I would describe my work as essentially exploratory and improvisatory. The primary aim is to arrive at a convincing resolution of the various formal elements which contribute to the making of a piece of visual art.
For me, this means the final work must be independent of, not reliant upon, verbal explanation, reference to socio-political issues or other obvious visual associations with reality as we comprehend and experience it. I want any piece of my work simply to exist as an autonomous statement in visual art language. I prefer a viewer to make their own interpretation, or find their own associations, in a piece of my work.

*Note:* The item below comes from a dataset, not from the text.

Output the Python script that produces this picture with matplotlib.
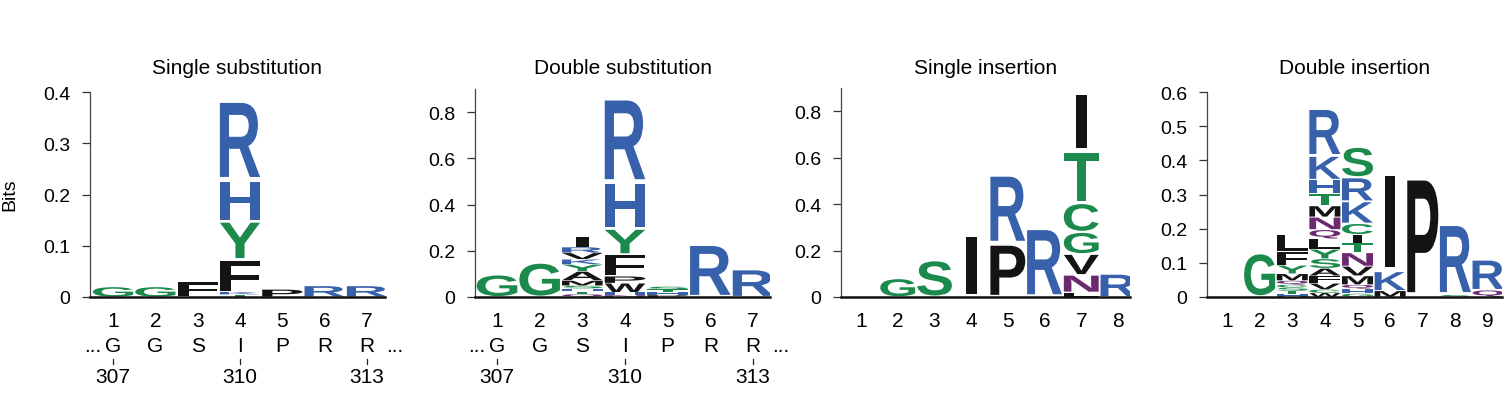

The pictorial language I use is sourced in part from my observations of the natural world: its infinite array of patterns, markings, textures, colour, tone and light. In more recent work, I am conscious of trying to find pictorial equivalents for my growing awareness of the fragility of life, the constant shifting and changing of the conditions of life, both natural and human-mediated, and the impermanence of all human arrangements. With these concerns in mind, I do not work in a regular style, prefering to trust to experience and intuition to dictate the form of each painting and print.I do not give titles to individual pieces of work, as a a rule; this is because to do so inevitably influences a viewer's response to the work. I believe the true value of any art form is embodied in the emotional and intellectual engagement an individual has with the art, rather than any superficial monetary value given it by the art market.